D’un autre côté, il ne s’agira pas de prolonger le confinement au-delà de la nécessité sanitaire. Certains parlent de juin, de juillet… Non, logiquement fin avril/début mai, les courbes retomberont, la pandémie sera contenue, les hôpitaux se videront des patients Covid et accueilleront à nouveau leurs patients habituels. Nous recommencerons à vivre. Normalement ? Certes non. Les écoles resteront logiquement fermées, les restaurants aussi, où s’ils ouvrent ce sera avec des mesures de distanciation sociales drastiques. Dans les transports en commun, le masque sera obligatoire, ainsi que dans tous les lieux de proximité. Il faudra prendre l’habitude de pratiquer la friction hydro-alcoolique à longueur de journée hors de chez nous. Nous aurons bientôt les détails, tous les pays travaillant à leur stratégie.
J’espère que cette fois notre gouvernement s’inspirera de nos voisins plus habiles que nous dans la gestion de la crise et leur demandera conseil, plutôt que de nous déconfiner en nous fliquant et en ne nous faisant pas confiance.
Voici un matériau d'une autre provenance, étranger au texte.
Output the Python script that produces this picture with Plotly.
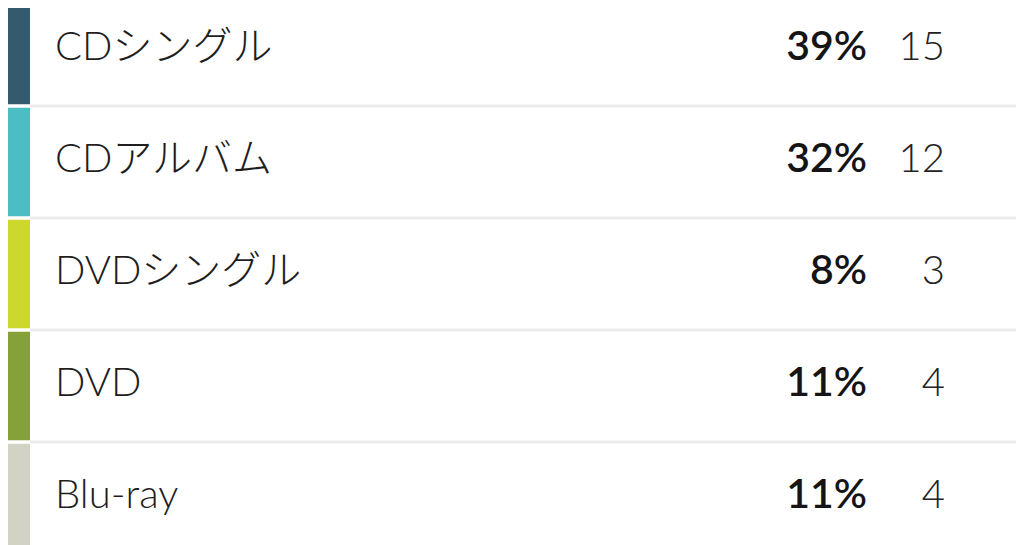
import plotly.graph_objects as go

# データ
labels = ["CDシングル", "CDアルバム", "DVDシングル", "DVD", "Blu-ray"]
percents = [39, 32, 8, 11, 11]
counts = [15, 12, 3, 4, 4]
colors = ["#345a6d", "#4bbec4", "#ccd82d", "#85a13a", "#d2d2c5"]

rows = list(range(len(labels)))
FONT = "Lato, 'Noto Sans CJK JP', sans-serif"

# ページの余白(8px)を差し引いたサイズ
W, H, OFF = 1016, 537, 8

fig = go.Figure()

# 左の色帯
fig.add_trace(go.Bar(
    y=rows, x=[27] * len(rows), base=3, orientation="h", width=0.97,
    marker=dict(color=colors, line=dict(width=0)), hoverinfo="skip",
))

# ラベル
fig.add_trace(go.Scatter(
    x=[55] * len(rows), y=rows, mode="text", text=labels,
    textposition="middle right",
    textfont=dict(family=FONT, size=40, color="#1e1e1e", weight=300),
    hoverinfo="skip",
))

# パーセント（太字）
fig.add_trace(go.Scatter(
    x=[867] * len(rows), y=rows, mode="text",
    text=[f"{p}%" for p in percents],
    textposition="middle left",
    textfont=dict(family=FONT, size=41, color="#151515", weight=600),
    hoverinfo="skip",
))

# 件数
fig.add_trace(go.Scatter(
    x=[945] * len(rows), y=rows, mode="text",
    text=[str(c) for c in counts],
    textposition="middle left",
    textfont=dict(family=FONT, size=40, color="#222222", weight=300),
    hoverinfo="skip",
))

# 行の区切り線
shapes = []
for i in rows[:-1]:
    shapes.append(dict(type="line", xref="x", yref="y",
                       x0=30, x1=1024, y0=i + 0.5, y1=i + 0.5,
                       line=dict(color="#ebebeb", width=3)))

fig.update_layout(
    width=W, height=H,
    margin=dict(l=0, r=0, t=0, b=0),
    paper_bgcolor="white", plot_bgcolor="white",
    showlegend=False, shapes=shapes,
    xaxis=dict(range=[OFF, 1024], visible=False, fixedrange=True),
    yaxis=dict(range=[4.42, (OFF - 50) / 112], visible=False, fixedrange=True),
)

fig.write_html("out.html", config={"displayModeBar": False})
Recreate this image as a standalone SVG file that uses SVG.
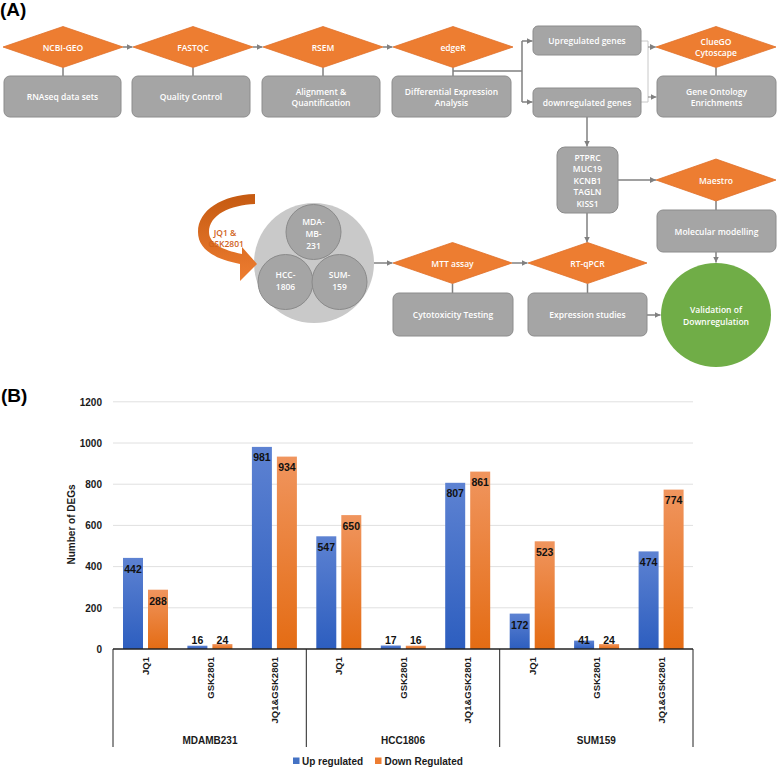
<svg xmlns="http://www.w3.org/2000/svg" width="777" height="768" viewBox="0 0 777 768">
<style>
.dia{fill:#ed7d31;stroke:#e0702a;stroke-width:0.8}
.box{fill:#a5a5a5;stroke:#8c8c8c;stroke-width:1}
.ft{font-family:"Open Sans","Liberation Sans",sans-serif;font-weight:600;font-size:8.5px;fill:#ffffff;text-anchor:middle;dominant-baseline:central}
.con{fill:none;stroke:#808080;stroke-width:1.5}
.conl{fill:none;stroke:#c8c8c8;stroke-width:1}
.lbl{font-family:"Liberation Sans",Arial,sans-serif;font-weight:bold;font-size:19px;fill:#000}
.ax{font-family:"Liberation Sans",Arial,sans-serif;font-weight:bold;font-size:10px;fill:#1a1a1a}
.val{font-family:"Liberation Sans",Arial,sans-serif;font-weight:bold;font-size:10.5px;fill:#111;text-anchor:middle}
.grid{stroke:#e0e0e0;stroke-width:1}
.sep{stroke:#222;stroke-width:1}
.up{fill:url(#gb)}
.dn{fill:url(#go)}
</style>
<defs>
<marker id="ah" viewBox="0 0 10 10" refX="10" refY="5" markerWidth="6" markerHeight="6" markerUnits="userSpaceOnUse" orient="auto">
<path d="M0 0 L10 5 L0 10 Z" fill="#808080"/>
</marker>
<linearGradient id="gb" x1="0" y1="0" x2="0" y2="1">
<stop offset="0" stop-color="#5d82d2"/><stop offset="1" stop-color="#2d5ebf"/>
</linearGradient>
<linearGradient id="go" x1="0" y1="0" x2="0" y2="1">
<stop offset="0" stop-color="#f0955e"/><stop offset="1" stop-color="#e46c14"/>
</linearGradient>
<linearGradient id="garc" x1="0" y1="0" x2="0" y2="1">
<stop offset="0" stop-color="#c55a11"/><stop offset="1" stop-color="#ee7d31"/>
</linearGradient>
</defs>

<text class="lbl" x="0" y="16">(A)</text>
<text class="lbl" x="1" y="402">(B)</text>

<g id="connectors">
<path class="con" d="M123 47 H132.5" marker-end="url(#ah)"/>
<path class="con" d="M253 47 H262.5" marker-end="url(#ah)"/>
<path class="con" d="M383 47 H392.5" marker-end="url(#ah)"/>
<path class="con" d="M63 67.5 V76 M193 67.5 V76 M323 67.5 V76 M453 67.5 V76 M716 67.5 V76 M716 201 V210 M452.5 283.5 V293 M587.5 283.5 V293"/>
<path class="con" d="M453 71 H522 M522 41 V102"/>
<path class="con" d="M522 41 H532.5" marker-end="url(#ah)"/>
<path class="con" d="M522 102 H532.5" marker-end="url(#ah)"/>
<path class="conl" d="M641 41 H648 V102 H641"/>
<path class="con" style="stroke-width:1" d="M648 47 H656" marker-end="url(#ah)"/>
<path class="con" style="stroke-width:1" d="M648 97 H656.5" marker-end="url(#ah)"/>
<path class="con" d="M587 117 V146.5" marker-end="url(#ah)"/>
<path class="con" d="M618 180 H656" marker-end="url(#ah)"/>
<path class="con" d="M587 213 V242.5" marker-end="url(#ah)"/>
<path class="con" d="M716 252 V262.5" marker-end="url(#ah)"/>
<path class="con" d="M647 315 H660.5" marker-end="url(#ah)"/>
<path class="con" d="M374 263 H392.5" marker-end="url(#ah)"/>
<path class="con" d="M512 263 H527.5" marker-end="url(#ah)"/>
</g>

<g id="ncbi"><path class="dia" d="M3 47 L63 26.5 L123 47 L63 67.5 Z"/><text class="ft" x="63" y="47">NCBI-GEO</text></g>
<g id="rnaseq"><rect class="box" x="4" y="76" width="117" height="41" rx="6"/><text class="ft" x="62.5" y="96.5">RNAseq data sets</text></g>
<g id="fastqc"><path class="dia" d="M133 47 L193 26.5 L253 47 L193 67.5 Z"/><text class="ft" x="193" y="47">FASTQC</text></g>
<g id="qc"><rect class="box" x="132" y="76" width="118" height="41" rx="6"/><text class="ft" x="191" y="96.5">Quality Control</text></g>
<g id="rsem"><path class="dia" d="M263 47 L323 26.5 L383 47 L323 67.5 Z"/><text class="ft" x="323" y="47">RSEM</text></g>
<g id="align"><rect class="box" x="262" y="76" width="118" height="41" rx="6"/><text class="ft" x="321" y="91">Alignment &amp;</text><text class="ft" x="321" y="102.5">Quantification</text></g>
<g id="edger"><path class="dia" d="M393 47 L453 26.5 L513 47 L453 67.5 Z"/><text class="ft" x="453" y="47">edgeR</text></g>
<g id="dea"><rect class="box" x="392" y="76" width="119" height="41" rx="6"/><text class="ft" x="451.5" y="91">Differential Expression</text><text class="ft" x="451.5" y="102.5">Analysis</text></g>
<g id="upgenes"><rect class="box" x="533" y="26" width="108" height="29" rx="5"/><text class="ft" x="587" y="40.5">Upregulated genes</text></g>
<g id="downgenes"><rect class="box" x="533" y="88" width="108" height="29" rx="5"/><text class="ft" x="587" y="102.5">downregulated genes</text></g>
<g id="cluego"><path class="dia" d="M656 47 L716 26.5 L776 47 L716 67.5 Z"/><text class="ft" x="716" y="41">ClueGO</text><text class="ft" x="716" y="52.5">Cytoscape</text></g>
<g id="go"><rect class="box" x="657" y="76" width="119" height="41" rx="6"/><text class="ft" x="716.5" y="91">Gene Ontology</text><text class="ft" x="716.5" y="102.5">Enrichments</text></g>
<g id="genes"><rect class="box" x="557" y="147" width="61" height="66" rx="8"/>
<text class="ft" x="587.5" y="157">PTPRC</text><text class="ft" x="587.5" y="168.5">MUC19</text><text class="ft" x="587.5" y="180">KCNB1</text><text class="ft" x="587.5" y="191.5">TAGLN</text><text class="ft" x="587.5" y="203">KISS1</text></g>
<g id="maestro"><path class="dia" d="M656 180 L716 159 L776 180 L716 201 Z"/><text class="ft" x="716" y="180">Maestro</text></g>
<g id="molmod"><rect class="box" x="657" y="210" width="119" height="42" rx="6"/><text class="ft" x="716.5" y="231">Molecular modelling</text></g>
<g id="mtt"><path class="dia" d="M393 263 L452.5 242.5 L512 263 L452.5 283.5 Z"/><text class="ft" x="452.5" y="263">MTT assay</text></g>
<g id="cyto"><rect class="box" x="393" y="293" width="120" height="43" rx="6"/><text class="ft" x="453" y="314.5">Cytotoxicity Testing</text></g>
<g id="rtqpcr"><path class="dia" d="M528 263 L587.5 242.5 L647 263 L587.5 283.5 Z"/><text class="ft" x="587.5" y="263">RT-qPCR</text></g>
<g id="expr"><rect class="box" x="528" y="293" width="119" height="43" rx="6"/><text class="ft" x="587.5" y="314.5">Expression studies</text></g>
<g id="validation"><ellipse cx="716" cy="315" rx="55" ry="52" fill="#70ad47"/><text class="ft" x="716" y="309">Validation of</text><text class="ft" x="716" y="321">Downregulation</text></g>

<g id="cells">
<circle cx="314" cy="263" r="60" fill="#c9c9c9"/>
<circle cx="313.5" cy="232" r="27.5" fill="#a5a5a5" stroke="#8a8a8a" stroke-width="1"/>
<circle cx="285.5" cy="282" r="27.5" fill="#a5a5a5" stroke="#8a8a8a" stroke-width="1"/>
<circle cx="339.5" cy="282" r="27.5" fill="#a5a5a5" stroke="#8a8a8a" stroke-width="1"/>
<text class="ft" x="313.5" y="221">MDA-</text><text class="ft" x="313.5" y="233">MB-</text><text class="ft" x="313.5" y="245">231</text>
<text class="ft" x="285.5" y="274">HCC-</text><text class="ft" x="285.5" y="286">1806</text>
<text class="ft" x="339.5" y="274">SUM-</text><text class="ft" x="339.5" y="286">159</text>
</g>
<g id="treatment">
<path d="M255 194 C222 195 198 210 198 232 C198 249 214 259 240 264 L240 281 L257 264 L242 247 L242 254 C222 250 209 243 209 232 C209 215 230 205 255 204 Z" fill="url(#garc)"/>
<text class="ft" style="fill:#d0621b" x="225" y="232">JQ1 &amp;</text>
<text class="ft" style="fill:#d0621b" x="226" y="243.5">GSK2801</text>
</g>

<g id="chart">
<g class="grid">
<line x1="113" y1="401.8" x2="693" y2="401.8"/>
<line x1="113" y1="443" x2="693" y2="443"/>
<line x1="113" y1="484.2" x2="693" y2="484.2"/>
<line x1="113" y1="525.4" x2="693" y2="525.4"/>
<line x1="113" y1="566.6" x2="693" y2="566.6"/>
<line x1="113" y1="607.8" x2="693" y2="607.8"/>
</g>
<g class="ax" text-anchor="end">
<text x="102" y="405.5">1200</text><text x="102" y="446.7">1000</text><text x="102" y="487.9">800</text><text x="102" y="529.1">600</text><text x="102" y="570.3">400</text><text x="102" y="611.5">200</text><text x="102" y="652.7">0</text>
</g>
<text class="ax" transform="translate(74.5 524.5) rotate(-90)" text-anchor="middle">Number of DEGs</text>

<g id="bars">
<rect class="up" x="123" y="557.9" width="20" height="91.1"/><rect class="dn" x="148" y="589.7" width="20" height="59.3"/>
<rect class="up" x="187.4" y="645.7" width="20" height="3.3"/><rect class="dn" x="212.4" y="644.1" width="20" height="4.9"/>
<rect class="up" x="251.9" y="446.9" width="20" height="202.1"/><rect class="dn" x="276.9" y="456.6" width="20" height="192.4"/>
<rect class="up" x="316.3" y="536.3" width="20" height="112.7"/><rect class="dn" x="341.3" y="515.1" width="20" height="133.9"/>
<rect class="up" x="380.8" y="645.5" width="20" height="3.5"/><rect class="dn" x="405.8" y="645.7" width="20" height="3.3"/>
<rect class="up" x="445.2" y="482.8" width="20" height="166.2"/><rect class="dn" x="470.2" y="471.6" width="20" height="177.4"/>
<rect class="up" x="509.7" y="613.6" width="20" height="35.4"/><rect class="dn" x="534.7" y="541.3" width="20" height="107.7"/>
<rect class="up" x="574.1" y="640.6" width="20" height="8.4"/><rect class="dn" x="599.1" y="644.1" width="20" height="4.9"/>
<rect class="up" x="638.6" y="551.4" width="20" height="97.6"/><rect class="dn" x="663.6" y="489.6" width="20" height="159.4"/>
</g>
<g id="values">
<text class="val" x="133" y="573">442</text><text class="val" x="158" y="605">288</text>
<text class="val" x="197.4" y="644">16</text><text class="val" x="222.4" y="644">24</text>
<text class="val" x="261.9" y="461">981</text><text class="val" x="286.9" y="471">934</text>
<text class="val" x="326.3" y="551">547</text><text class="val" x="351.3" y="530">650</text>
<text class="val" x="390.8" y="644">17</text><text class="val" x="415.8" y="644">16</text>
<text class="val" x="455.2" y="497">807</text><text class="val" x="480.2" y="486">861</text>
<text class="val" x="519.7" y="628.5">172</text><text class="val" x="544.7" y="556">523</text>
<text class="val" x="584.1" y="644">41</text><text class="val" x="609.1" y="644">24</text>
<text class="val" x="648.6" y="566">474</text><text class="val" x="673.6" y="504">774</text>
</g>

<line x1="113" y1="649" x2="693" y2="649" stroke="#222" stroke-width="1.3"/>
<g class="sep">
<line x1="113" y1="649" x2="113" y2="747"/><line x1="306.3" y1="649" x2="306.3" y2="747"/><line x1="499.7" y1="649" x2="499.7" y2="747"/><line x1="693" y1="649" x2="693" y2="747"/>
</g>
<g class="ax" style="font-size:9.5px" text-anchor="end">
<text transform="translate(149 657) rotate(-90)">JQ1</text>
<text transform="translate(213.5 657) rotate(-90)">GSK2801</text>
<text transform="translate(278 657) rotate(-90)">JQ1&amp;GSK2801</text>
<text transform="translate(342.4 657) rotate(-90)">JQ1</text>
<text transform="translate(406.9 657) rotate(-90)">GSK2801</text>
<text transform="translate(471.3 657) rotate(-90)">JQ1&amp;GSK2801</text>
<text transform="translate(535.8 657) rotate(-90)">JQ1</text>
<text transform="translate(600.2 657) rotate(-90)">GSK2801</text>
<text transform="translate(664.7 657) rotate(-90)">JQ1&amp;GSK2801</text>
</g>
<g class="ax" text-anchor="middle">
<text x="210" y="744">MDAMB231</text><text x="403" y="744">HCC1806</text><text x="596.3" y="744">SUM159</text>
</g>
<g id="legend">
<rect x="293" y="757.5" width="6.5" height="6.5" fill="#4472c4"/>
<text class="ax" x="302" y="765">Up regulated</text>
<rect x="375" y="757.5" width="6.5" height="6.5" fill="#ed7d31"/>
<text class="ax" x="384.5" y="765">Down Regulated</text>
</g>
</g>
</svg>
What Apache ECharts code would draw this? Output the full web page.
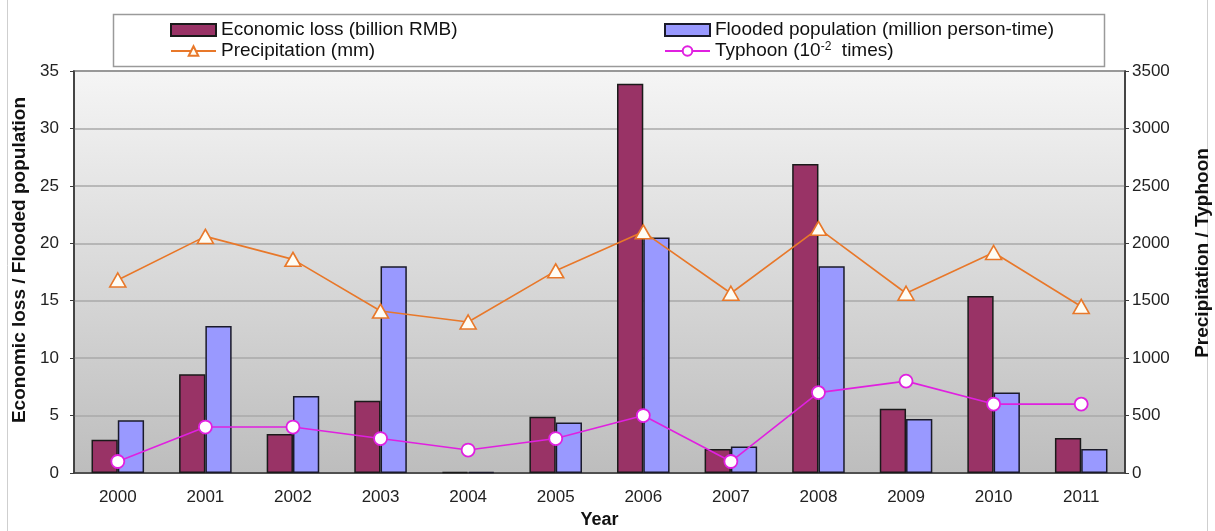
<!DOCTYPE html>
<html>
<head>
<meta charset="utf-8">
<script src="https://cdn.jsdelivr.net/npm/echarts@6/dist/echarts.min.js"></script>
<style>html,body{margin:0;padding:0;background:#fff;overflow:hidden}#c{width:1215px;height:531px}</style>
</head>
<body>
<div id="c"></div>
<script>
const years = ['2000','2001','2002','2003','2004','2005','2006','2007','2008','2009','2010','2011'];
const economicLoss = [2.9, 8.6, 3.4, 6.3, 0.1, 4.9, 33.9, 2.1, 26.9, 5.6, 15.4, 3.05];
const floodedPopulation = [4.6, 12.8, 6.7, 18.0, 0.1, 4.4, 20.5, 2.3, 18.0, 4.7, 7.0, 2.1];
const precipitation = [1680, 2060, 1860, 1410, 1315, 1760, 2100, 1565, 2130, 1565, 1920, 1450];
const typhoon = [100, 400, 400, 300, 200, 300, 500, 100, 700, 800, 600, 600];

const nEcon = 'Economic loss (billion RMB)';
const nFlood = 'Flooded population (million person-time)';
const nPrec = 'Precipitation (mm)';
const nTyph = 'Typhoon (10-2 times)';

const chart = echarts.init(document.getElementById('c'));
const font = 'Liberation Sans, Arial, sans-serif';
const legendText = {
  fontFamily: font, fontSize: 19, color: '#111', lineHeight: 20,
  rich: {
    sup: { fontFamily: font, fontSize: 12, color: '#111', verticalAlign: 'top', padding: [0,0,8,0] },
    n: { fontFamily: font, fontSize: 19, color: '#111' }
  }
};
const legendFmt = function (name) {
  if (name === nTyph) return '{n|Typhoon (10}{sup|-2}{n|  times)}';
  return name;
};
chart.setOption({
  animation: false,
  backgroundColor: '#fff',
  graphic: [
    { type: 'rect', shape: { x: 7.5, y: -5, width: 1200, height: 550 }, style: { fill: 'none', stroke: '#cfcfcf', lineWidth: 1 }, silent: true, z: -10 },
    { type: 'rect', shape: { x: 113.5, y: 14.5, width: 991, height: 52 }, style: { fill: '#fff', stroke: '#9a9a9a', lineWidth: 1.5 }, silent: true, z: -5 }
  ],
  legend: [
    { left: 170, top: 20, padding: 0, orient: 'vertical', itemWidth: 45, itemHeight: 12, itemGap: 1, itemTextGap: 3,
      data: [{ name: nEcon, icon: 'rect' }, { name: nPrec }], textStyle: legendText, formatter: legendFmt },
    { left: 664, top: 20, padding: 0, orient: 'vertical', itemWidth: 45, itemHeight: 12, itemGap: 1, itemTextGap: 3,
      data: [{ name: nFlood, icon: 'rect' }, { name: nTyph }], textStyle: legendText, formatter: legendFmt }
  ],
  grid: {
    left: 74, right: 90, top: 71, bottom: 58, show: true,
    outerBoundsMode: 'none', containLabel: false,
    borderColor: '#3a3a3a', borderWidth: 1.5,
    backgroundColor: new echarts.graphic.LinearGradient(0, 0, 0, 1, [
      { offset: 0, color: '#f5f5f5' }, { offset: 1, color: '#bdbdbd' }
    ])
  },
  xAxis: {
    type: 'category', data: years,
    name: 'Year', nameLocation: 'middle', nameGap: 35,
    nameTextStyle: { fontFamily: font, fontSize: 18, fontWeight: 'bold', color: '#111' },
    axisLine: { lineStyle: { color: '#3a3a3a', width: 1.5 } },
    axisTick: { inside: true, length: 5, lineStyle: { color: '#222', width: 1.5 } },
    axisLabel: { fontFamily: font, fontSize: 17, color: '#222', margin: 16 }
  },
  yAxis: [
    {
      type: 'value', min: 0, max: 35, interval: 5,
      name: 'Economic loss / Flooded population', nameLocation: 'middle', nameGap: 41, nameRotate: 90,
      nameTextStyle: { fontFamily: font, fontSize: 19, fontWeight: 'bold', color: '#111', padding: [0, 0, 0, 24] },
      axisLine: { show: true, lineStyle: { color: '#3a3a3a', width: 1.5 } },
      axisTick: { show: true, length: 4, lineStyle: { color: '#3a3a3a' } },
      axisLabel: { fontFamily: font, fontSize: 17, color: '#222', margin: 15 },
      splitLine: { show: true, lineStyle: { color: '#a8a8a8', width: 1.5 } }
    },
    {
      type: 'value', min: 0, max: 3500, interval: 500,
      name: 'Precipitation / Typhoon', nameLocation: 'middle', nameGap: 68, nameRotate: 90,
      nameTextStyle: { fontFamily: font, fontSize: 19, fontWeight: 'bold', color: '#111', padding: [0, 0, 0, 38] },
      axisLine: { show: true, lineStyle: { color: '#3a3a3a', width: 1.5 } },
      axisTick: { show: true, length: 4, lineStyle: { color: '#3a3a3a' } },
      axisLabel: { fontFamily: font, fontSize: 17, color: '#222', margin: 7, formatter: function (v) { return String(v); } },
      splitLine: { show: false }
    }
  ],
  series: [
    { name: nEcon, type: 'bar', data: economicLoss, barWidth: '30%', barGap: '0%',
      itemStyle: { color: '#993366', borderColor: '#1a1a1a', borderWidth: 1.5 } },
    { name: nFlood, type: 'bar', data: floodedPopulation, barWidth: '30%', barGap: '0%',
      itemStyle: { color: '#9999ff', borderColor: '#1a1a2a', borderWidth: 1.5 } },
    { name: nPrec, type: 'line', yAxisIndex: 1, data: precipitation, z: 5,
      symbol: 'triangle', symbolSize: [16, 14],
      lineStyle: { color: '#e8782a', width: 1.6 },
      itemStyle: { color: '#fffdf4', borderColor: '#e8782a', borderWidth: 1.6 } },
    { name: nTyph, type: 'line', yAxisIndex: 1, data: typhoon, z: 5,
      symbol: 'circle', symbolSize: 13,
      lineStyle: { color: '#e020e0', width: 1.6 },
      itemStyle: { color: '#ffffff', borderColor: '#e020e0', borderWidth: 1.8 } }
  ]
});
</script>
</body>
</html>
Je passe habituellement des heures un jour sur deux à crapahuter dans la nature à vélo. Ne croyez pas que j’apprécie le confinement. Je deviens dingue comme vous, encore plus dingue lorsque je croise des policiers municipaux et qu’ils me font la morale, alors qu’ils n’ont aucune idée du début du pourquoi du comment. C’est désagréable de se voir donner des leçons par des incompétents. Je devine ce que ressentent les habitants des dictatures, je le ressens dans mon corps. Voilà la France d’aujourd’hui. Nous vivons un confinement dictatorial, espérons que nous vivrons un déconfinement démocratique.
J’avoue que j’ai quelques doutes. Nos potentats locaux et leurs séides semblent prendre leur pied à nous imposer des mesures débiles. Ça leur manquera par la suite. Ils parleront du confinement comme les collabos du bon temps de la dernière guerre. Je lis dans leur jeu, je vois leurs désirs. Nous nous tenons au bord du gouffre. Le confinement fait rejaillir les côtés les plus sombres de la nature humaine. Quand cette maladie frappe les hommes et les femmes de pouvoir, il y a de quoi s’inquiéter. Quand elle se propage dans toutes les strates de la société, il y a urgence à se ressaisir. Je ne continue à écrire que pour cette raison, que parce que j’ai espoir en nous tous.